Except for one person. My brother. He definitely would have read my blog. He died six years ago today. He would have commented, too, and told people - my sister has a blog - and rolled his eyes as though it were silly instead of something he was proud of. He was the only person who read my final master's paper. I don't even think the professor read it; there was a cursory "excellent work" scribbled at the bottom of the last page. My brother had sticky notes throughout and asked me a number of hard insightful questions, leaning in as I spoke about philosophy and education and psychology and the latest research in literacy.
It's ironic, of course. He wasn't "smart" in school. He got in trouble. The usual stuff. He dropped out in grade 10.
Not long after he died I ran into one of his teachers. She asked about him. He was killed, I said. Oh, my gosh, what happened, she asked, and then I could see her flinch and think - why did I ask? I could read her mind (perhaps I'm wrong): he was probably stabbed in some dark alley while doing a shady drug deal.

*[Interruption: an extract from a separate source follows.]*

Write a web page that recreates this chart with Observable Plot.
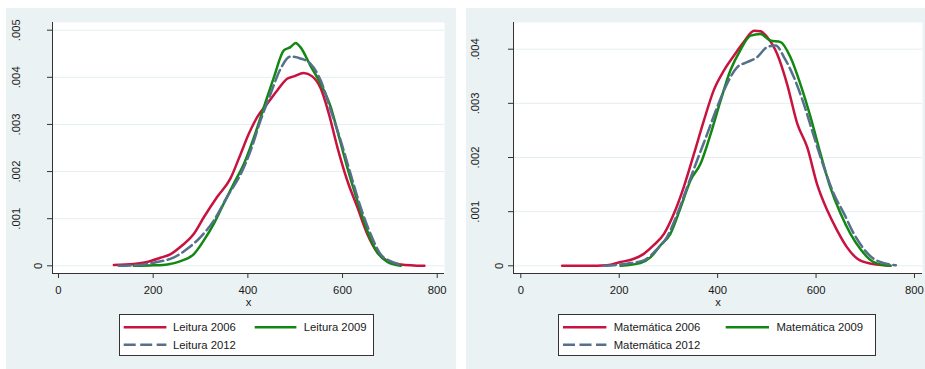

His helicopter crashed, I said. Her eyes grew large and she couldn't leave out the incredulity - he was a helicopter pilot! Yes, I said and left it at that. I wanted to say, when he died he was a multi-millionaire, an entrepreneur with multiple business interests who had bought a helicopter and learned how to fly it. And more important - more important to Marc: he was a loving father, a dutiful son, a loyal friend, the kind of brother everyone wishes they had.
He had taken the helicopter in to be serviced - it wasn't running to his satisfaction. On his first flight after picking it up, the engine quit. He didn't have a chance.
He didn't have a chance in school, either. Despite his intelligence, his curiosity, his joy in learning, he was shuffled into the "not yet meeting" part of every class. He didn't learn to read quickly, spelling wasn't his strong suit - but oh, if anyone had paused to know him, they would have discovered that his mind could dance like Baryshnikov. (I can hear him now. He wouldn't appreciate the metaphor. A ballet dancer? What the hell?)
His death was senseless. Someone used a 10-amp fuse instead of the required 1.5-amp fuse. And despite his enormous success during his too-short life, the loss of dignity that he suffered throughout his school years was senseless, too. I can't do anything about the helicopter. But I'd like to find a way to make sure that no one suffers needlessly in school as he did.